#### WRITTEN INSTRUCTION:
Without the pictures, print the lines running from the beginning of the material to the line containing "const yTicks = [0, 20, 40, 60, 80];", both ends included.
════════
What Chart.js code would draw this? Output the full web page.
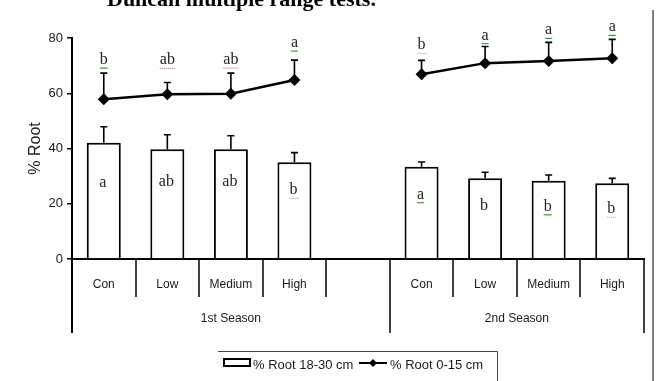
<!DOCTYPE html>
<html>
<head>
<meta charset="utf-8">
<script src="https://cdn.jsdelivr.net/npm/chart.js@4/dist/chart.umd.min.js"></script>
<style>
  html, body { margin: 0; padding: 0; background: #fff; }
  #wrap { width: 657px; height: 381px; }
</style>
</head>
<body>
<div id="wrap"><canvas id="c" width="657" height="381"></canvas></div>
<script>
// Treatments per season; the empty slot separates the two seasons
const categories = ['Con', 'Low', 'Medium', 'High', '', 'Con', 'Low', 'Medium', 'High'];
const seasonNames = ['1st Season', '2nd Season'];
const seasonFirst = [0, 5];   // first category index of each season group
const seasonLast  = [4, 8];   // last category index of each season group
const yTicks = [0, 20, 40, 60, 80];

// % Root 18-30 cm (bars): means and standard deviations
const deepMean = [42.1, 39.7, 39.7, 35.0, null, 33.4, 29.2, 28.3, 27.4];
const deepSD   = [5.8, 5.3, 4.9, 3.5, null, 1.7, 2.2, 2.1, 1.8];
// % Root 0-15 cm (line): means and standard deviations
const topMean  = [57.8, 59.6, 59.8, 64.8, null, 66.9, 70.9, 71.7, 72.7];
const topSD    = [9.5, 4.3, 7.5, 7.2, null, 5.0, 6.0, 6.7, 6.8];

// Duncan letters
const deepLetters = ['a', 'ab', 'ab', 'b', '', 'a', 'b', 'b', 'b'];
const topLetters  = ['b', 'ab', 'ab', 'a', '', 'b', 'a', 'a', 'a'];

const seriesNames = ['% Root 18-30 cm', '% Root 0-15 cm'];
const heading = 'Duncan multiple range tests.';

// letter placement (px): line letters sit above the whisker cap, bar letters below the bar top
const topLetterGap  = [9, 18, 9, 13, 0, 11, 7, 8, 8];
const deepLetterGap = [44, 37, 37, 32, 0, 32, 32, 30, 30];
// proofing squiggles under some letters: g = green line, r = red dots, d = grey dots
const topMarks  = ['g', 'r', 'r', 'g', '', 'd', 'g', 'g', 'g'];
const deepMarks = ['', '', '', 'd', '', 'g', '', 'g', 'd'];

const SANS = '"Liberation Sans", Arial, sans-serif';
const SERIF = '"Liberation Serif", "Times New Roman", serif';

function squiggle(ctx, cx, y, w, kind) {
  if (!kind) return;
  ctx.save();
  if (kind === 'g') {
    ctx.strokeStyle = '#3f9a3f'; ctx.lineWidth = 1.2;
    ctx.beginPath(); ctx.moveTo(cx - w / 2, y); ctx.lineTo(cx + w / 2, y); ctx.stroke();
  } else {
    ctx.fillStyle = kind === 'r' ? '#d65a5a' : '#9a9a9a';
    for (let px = cx - w / 2; px <= cx + w / 2; px += 2) ctx.fillRect(px, y - 0.5, 1, 1);
  }
  ctx.restore();
}

const decorations = {
  id: 'decorations',
  beforeDraw(chart) {
    const ctx = chart.ctx;
    ctx.save();
    ctx.fillStyle = '#fff';
    ctx.fillRect(0, 0, chart.width, chart.height);
    ctx.restore();
  },
  afterDatasetsDraw(chart) {
    const { ctx, scales: { x, y } } = chart;
    ctx.save();
    ctx.strokeStyle = '#000';
    ctx.lineWidth = 1.6;
    const whisker = (i, mean, sd) => {
      const px = x.getPixelForValue(i);
      const y0 = y.getPixelForValue(mean);
      const y1 = y.getPixelForValue(mean + sd);
      ctx.beginPath();
      ctx.moveTo(px, y0); ctx.lineTo(px, y1);
      ctx.moveTo(px - 3.5, y1); ctx.lineTo(px + 3.5, y1);
      ctx.stroke();
      return y1;
    };
    ctx.font = '16px ' + SERIF;
    ctx.textAlign = 'center';
    ctx.textBaseline = 'alphabetic';
    categories.forEach((c, i) => {
      if (deepMean[i] == null) return;
      const px = x.getPixelForValue(i);
      whisker(i, deepMean[i], deepSD[i]);
      const barTop = y.getPixelForValue(deepMean[i]);
      const by = barTop + deepLetterGap[i];
      ctx.fillStyle = '#222';
      ctx.fillText(deepLetters[i], px - 1, by);
      squiggle(ctx, px - 1, by + 4, ctx.measureText(deepLetters[i]).width, deepMarks[i]);

      const cap = whisker(i, topMean[i], topSD[i]);
      const ty = cap - topLetterGap[i];
      ctx.fillStyle = '#222';
      ctx.fillText(topLetters[i], px, ty);
      squiggle(ctx, px, ty + 4, ctx.measureText(topLetters[i]).width, topMarks[i]);
    });
    ctx.restore();
  },
  afterDraw(chart) {
    const { ctx, chartArea: area, scales: { x } } = chart;
    const step = x.getPixelForValue(1) - x.getPixelForValue(0);
    const edge = i => x.getPixelForValue(i) - step / 2;
    const bottom = area.bottom;
    ctx.save();
    ctx.strokeStyle = '#000';

    // category separators below the axis; season boundaries run longer
    const longEdges = [seasonFirst[0], seasonFirst[1], seasonLast[1] + 1];
    for (let i = 0; i <= categories.length; i++) {
      const ex = Math.round(edge(i));
      const isLong = longEdges.includes(i);
      ctx.lineWidth = i === 0 ? 2 : 1.5;
      ctx.beginPath();
      ctx.moveTo(ex, bottom);
      ctx.lineTo(ex, isLong ? 333 : 297);
      ctx.stroke();
    }

    // season captions
    ctx.fillStyle = '#1a1a1a';
    ctx.font = '12px ' + SANS;
    ctx.textAlign = 'center';
    ctx.textBaseline = 'middle';
    seasonNames.forEach((s, k) => {
      const cx = (edge(seasonFirst[k]) + edge(seasonLast[k] + 1)) / 2;
      ctx.fillText(s, cx, 319);
    });

    // legend
    ctx.strokeStyle = '#444';
    ctx.lineWidth = 1;
    ctx.beginPath();
    ctx.moveTo(218, 351.5); ctx.lineTo(497.5, 351.5); ctx.lineTo(497.5, 381);
    ctx.stroke();
    ctx.fillStyle = '#fff';
    ctx.strokeStyle = '#000';
    ctx.lineWidth = 2;
    ctx.fillRect(224, 359, 26, 7);
    ctx.strokeRect(224, 359, 26, 7);
    ctx.fillStyle = '#1a1a1a';
    ctx.font = '13px ' + SANS;
    ctx.textAlign = 'left';
    ctx.fillText(seriesNames[0], 253, 365);
    ctx.beginPath();
    ctx.moveTo(359, 363); ctx.lineTo(387, 363);
    ctx.stroke();
    ctx.fillStyle = '#000';
    ctx.beginPath();
    ctx.moveTo(373, 359); ctx.lineTo(377, 363); ctx.lineTo(373, 367); ctx.lineTo(369, 363);
    ctx.closePath(); ctx.fill();
    ctx.fillStyle = '#1a1a1a';
    ctx.fillText(seriesNames[1], 390, 365);

    // frame line on the right
    ctx.strokeStyle = '#555';
    ctx.lineWidth = 1.5;
    ctx.beginPath(); ctx.moveTo(653, 10); ctx.lineTo(653, 381); ctx.stroke();

    // heading above the figure
    ctx.fillStyle = '#000';
    ctx.font = 'bold 22px ' + SERIF;
    ctx.textAlign = 'left';
    ctx.textBaseline = 'alphabetic';
    ctx.fillText(heading, 107, 5.5);
    ctx.restore();
  }
};

// y axis line continues down past the category labels
const axisTail = {
  id: 'axisTail',
  afterDraw(chart) {
    const { ctx, chartArea: area } = chart;
    ctx.save();
    ctx.strokeStyle = '#000';
    ctx.lineWidth = 2;
    ctx.beginPath(); ctx.moveTo(area.left, area.bottom); ctx.lineTo(area.left, 333); ctx.stroke();
    ctx.restore();
  }
};

new Chart(document.getElementById('c'), {
  data: {
    labels: categories,
    datasets: [
      {
        type: 'bar',
        label: seriesNames[0],
        data: deepMean,
        backgroundColor: '#fff',
        borderColor: '#000',
        borderWidth: 2,
        barPercentage: 0.535,
        categoryPercentage: 1.0,
        order: 2
      },
      {
        type: 'line',
        label: seriesNames[1],
        data: topMean,
        borderColor: '#000',
        borderWidth: 2.5,
        pointStyle: 'rectRot',
        pointRadius: 6,
        pointBackgroundColor: '#000',
        pointBorderColor: '#000',
        pointBorderWidth: 0,
        spanGaps: false,
        tension: 0,
        order: 1
      }
    ]
  },
  options: {
    responsive: false,
    animation: false,
    devicePixelRatio: 1,
    events: [],
    layout: { padding: { top: 38, left: 0, right: 13, bottom: 82 } },
    plugins: { legend: { display: false }, tooltip: { enabled: false } },
    scales: {
      x: {
        offset: true,
        grid: { display: false },
        border: { display: true, color: '#000', width: 2 },
        ticks: { font: { family: SANS, size: 12 }, color: '#1a1a1a', padding: 10, maxRotation: 0, autoSkip: false },
        afterFit: s => { s.height = 40; }
      },
      y: {
        min: 0,
        max: 80,
        afterBuildTicks: s => { s.ticks = yTicks.map(v => ({ value: v })); },
        grid: { drawOnChartArea: false, drawTicks: true, tickLength: 5, color: '#000', lineWidth: 1.5 },
        border: { display: true, color: '#000', width: 2 },
        ticks: { font: { family: SANS, size: 13 }, color: '#1a1a1a', padding: 4 },
        title: { display: true, text: '% Root', font: { family: SANS, size: 16 }, color: '#1a1a1a', padding: { top: 26, bottom: 0 } },
        afterFit: s => { s.width = 72; }
      }
    }
  },
  plugins: [decorations, axisTail]
});
</script>
</body>
</html>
════════
#### FULL OUTPUT:
What Chart.js code would draw this? Output the full web page.
<!DOCTYPE html>
<html>
<head>
<meta charset="utf-8">
<script src="https://cdn.jsdelivr.net/npm/chart.js@4/dist/chart.umd.min.js"></script>
<style>
  html, body { margin: 0; padding: 0; background: #fff; }
  #wrap { width: 657px; height: 381px; }
</style>
</head>
<body>
<div id="wrap"><canvas id="c" width="657" height="381"></canvas></div>
<script>
// Treatments per season; the empty slot separates the two seasons
const categories = ['Con', 'Low', 'Medium', 'High', '', 'Con', 'Low', 'Medium', 'High'];
const seasonNames = ['1st Season', '2nd Season'];
const seasonFirst = [0, 5];   // first category index of each season group
const seasonLast  = [4, 8];   // last category index of each season group
const yTicks = [0, 20, 40, 60, 80];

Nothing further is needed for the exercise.